I got asked recently (and by recently I mean about 2 years ago but sshhh) if I wanted to ‘make it in improv’. Now I properly sit down and think about it, I’m not even sure what making it in improv looks like. There are so few people in the UK who make their living solely from getting up on stage and making stuff up, and a lot of them that do so are stand-ups, or well established names who came through another field. The name a lot of people bandy about is Paul Merton, who makes a large chunk of his money now through his touring improv shows, but Paul started life as an alternative stand-up, made his name through scripted TV shows, stand-up and radio 4 panel games. It seems there’s a difficulty in making a career as a pure and simple improviser.
But more to the point of the question – if it were possible to make it as an improviser – do I want to make it?
I don’t think I do.
I got back on stage recently, performing in a Same Faces show for the first time in more than 16 months to a paying crowd, in person, with warm-up acts and laughter and dopamine. After our 45 minute set every fibre of my being was exhilarated by what had just made happen. An instant response from an audience that wasn’t our traditional crowd, people who very likely hadn’t really seen much live improv before immediately bought into the tacit silliness of the craft and got involved to the height of their (semi-drunken) funny. It felt brilliant, like stretching after a 3pm nap only to realise that while you were asleep a cat had decided you were a bed and someone had left a cold beer for you. It felt like home.
For me, improvisational comedy is about those genuine connections you make, with your fellow performers on the stage and bond you form with the audience. They’re real, strong, and key to the whole process. It’s mostly the reason why I couldn’t get into performing online (but this doesn’t stop onlineprov from being equally valid, we just don’t get on). Improv holds a special place in my heart because it’s something I enjoy doing with my friends and can create weird and wonderful stories that I’ll share the rest of my life.
However, I’m not good enough.
I’m not fishing for compliments, as lovely as they are, but I’m not. If I wanted, desperately tried to make a career out of improvising and entertaining people there’s a slim chance I could do it. Very slim. But I know I’d be taking the place of someone I knew was better, and better by a magnitude of difference and who truly deserves and wants to be there.
I don’t do improv to expand my career prospects, haven’t spent all the money and time I have on training and gigging around the country to develop a cult following who would support me on a crusade to professionalism. I do it because it’s fun and it’s how I unwind, let of steam and generally regulate my emotions. I’m British, emotions are weird and foreign to me and I need something to do to manage them.

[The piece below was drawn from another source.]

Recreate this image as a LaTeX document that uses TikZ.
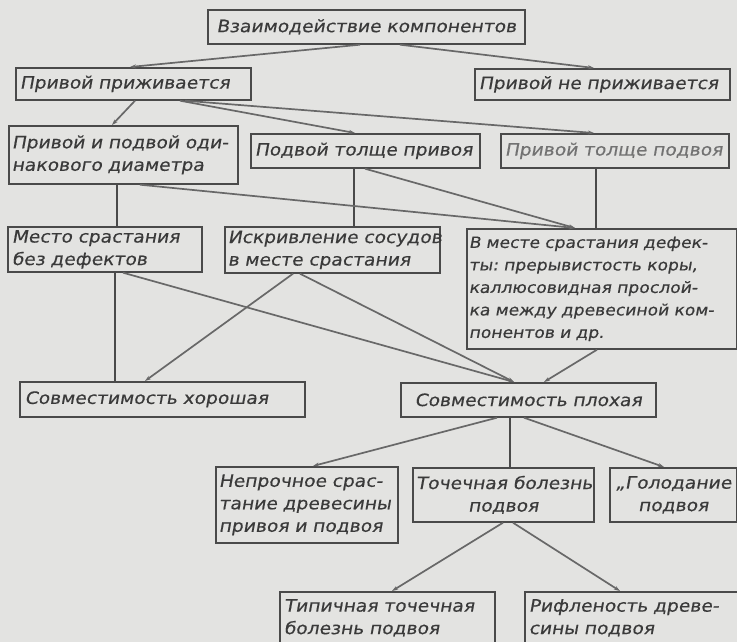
\documentclass[tikz,border=0pt]{standalone}
\usepackage{fontspec}
\usetikzlibrary{arrows.meta,calc}
\newfontfamily\gost{DejaVu Sans}[FakeSlant=0.18,FakeStretch=1.1,FakeBold=0.4]
\definecolor{bg}{HTML}{E3E3E1}
\definecolor{boxc}{HTML}{4A4A4A}
\definecolor{linec}{HTML}{686868}
\definecolor{txt}{HTML}{3A3A3A}
\definecolor{txtl}{HTML}{727272}
\begin{document}
\begin{tikzpicture}[x=1pt,y=-1pt,
  box/.style={draw=boxc, line width=1.7pt, text=txt, font=\gost\fontsize{17}{22.5}\selectfont,
    inner xsep=4pt, inner ysep=0pt, anchor=north west},
  conn/.style={draw=linec, line width=1.7pt, -{Stealth[length=6pt,width=4pt]}},
  vline/.style={draw=boxc, line width=1.2pt}]
\fill[bg] (0,0) rectangle (737,642);
\useasboundingbox (0,0) rectangle (737,642);
\clip (0,0) rectangle (737,642);
% boxes
\node[box, minimum width=317pt, minimum height=34pt, text width=309pt, align=center] (A) at (207,9) {Взаимодействие~компонентов};
\node[box, minimum width=235pt, minimum height=32pt, text width=227pt, align=left] (B) at (15,67) {Привой~приживается};
\node[box, minimum width=255pt, minimum height=31pt, text width=247pt, align=left] (C) at (474,68) {Привой~не~приживается};
\node[box, minimum width=229pt, minimum height=58pt, text width=223pt, inner xsep=3pt, align=left] (D) at (8,125) {Привой~и~подвой~оди-\\накового~диаметра};
\node[box, minimum width=229pt, minimum height=34pt, text width=221pt, align=left] (E) at (250,133) {Подвой~толще~привоя};
\node[box, minimum width=228pt, minimum height=34pt, text width=220pt, align=left, text=txtl] (F) at (500,133) {Привой~толще~подвоя};
\node[box, minimum width=194pt, minimum height=45pt, text width=186pt, align=left] (G) at (7,226) {Место~срастания\\без~дефектов};
\node[box, minimum width=215pt, minimum height=46pt, text width=209pt, inner xsep=3pt, align=left] (H) at (224,226) {Искривление~сосудов\\в~месте~срастания};
\node[box, minimum width=270pt, minimum height=120pt, text width=266pt, inner xsep=2pt, align=left,
  font=\gost\fontsize{15.6}{22.5}\selectfont] (I) at (466,228) {В~месте~срастания~дефек-\\ты:~прерывистость~коры,\\каллюсовидная~прослой-\\ка~между~древесиной~ком-\\понентов~и~др.};
\node[box, minimum width=285pt, minimum height=35pt, text width=275pt, inner xsep=5pt, align=left] (J) at (19,381) {Совместимость~хорошая};
\node[box, minimum width=255pt, minimum height=34pt, text width=247pt, align=center] (K) at (400,382) {Совместимость~плохая};
\node[box, minimum width=182pt, minimum height=76pt, text width=176pt, inner xsep=3pt, align=left] (L) at (215,466) {Непрочное~срас-\\тание~древесины\\привоя~и~подвоя};
\node[box, minimum width=181pt, minimum height=54pt, text width=175pt, inner xsep=3pt, align=center] (M) at (412,467) {Точечная~болезнь\\подвоя};
\node[box, minimum width=127pt, minimum height=54pt, text width=121pt, inner xsep=3pt, align=center] (N) at (609,467) {„Голодание\\подвоя};
\node[box, minimum width=215pt, minimum height=52pt, text width=207pt, align=left] (O) at (279,591) {Типичная~точечная\\болезнь~подвоя};
\node[box, minimum width=230pt, minimum height=52pt, text width=222pt, align=left] (P) at (524,591) {Рифленость~древе-\\сины~подвоя};
% connectors
\draw[conn] ($(A.south west)+(153,0)$) -- ($(B.north west)+(115,0)$);
\draw[conn] ($(A.south west)+(193,0)$) -- ($(C.north west)+(120,0)$);
\draw[conn] ($(B.south west)+(120,0)$) -- ($(D.north west)+(104,0)$);
\draw[conn] ($(B.south west)+(165,0)$) -- ($(E.north west)+(105,0)$);
\draw[conn] ($(B.south west)+(170,0)$) -- ($(F.north west)+(94,0)$);
\draw[vline] ($(D.south west)+(109,0)$) -- ($(G.north west)+(110,0)$);
\draw[vline] ($(E.south west)+(104,0)$) -- ($(H.north west)+(130,0)$);
\draw[vline] ($(F.south west)+(96,0)$) -- ($(I.north west)+(130,0)$);
\draw[conn] ($(D.south west)+(132,0)$) -- ($(I.north west)+(109,0)$);
\draw[conn] ($(E.south west)+(115,0)$) -- ($(I.north west)+(109,0)$);
\draw[vline] ($(G.south west)+(108,0)$) -- ($(J.north west)+(96,0)$);
\draw[conn] ($(G.south west)+(116,0)$) -- ($(K.north west)+(114,0)$);
\draw[conn] ($(H.south west)+(69,0)$) -- ($(J.north west)+(126,0)$);
\draw[conn] ($(H.south west)+(76,0)$) -- ($(K.north west)+(114,0)$);
\draw[conn] ($(I.south west)+(131,0)$) -- ($(K.north west)+(144,0)$);
\draw[conn] ($(K.south west)+(97,0)$) -- ($(L.north west)+(98,0)$);
\draw[vline] ($(K.south west)+(110,0)$) -- ($(M.north west)+(98,0)$);
\draw[conn] ($(K.south west)+(124,0)$) -- ($(N.north west)+(55,0)$);
\draw[conn] ($(M.south west)+(91,0)$) -- ($(O.north west)+(113,0)$);
\draw[conn] ($(M.south west)+(101,0)$) -- ($(P.north west)+(96,0)$);
\end{tikzpicture}
\end{document}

Every spot in a professional improv troupe is like gold dust. When the call is put out for auditions for the handful of teams that do make good money from this ol’ gig they receive dozens and dozens if not hundreds of applications from people who are dedicated and talented enough to make it work, and almost all of them will fail. They’ll be rejected, perhaps lightly let down with a kindly worded email and they start trying again. They keep sending out applications, keep pushing, keep working and from where I’m sat, happily bumbling along with the few groups I play with, organising gigs with my friends and meeting new people, good luck to them. If you’re reading this and are one of those working extremely hard to ‘make improv work’ for you, I sincerely wish you the best of luck.
But I don’t want to join you. I don’t want to make it in improv. I want it to still be fun, to be a laugh, something I do with the people I love, at a pace that I can manage and have some semblance of control over. If I can get some beer money along the way, that’ll be nice too.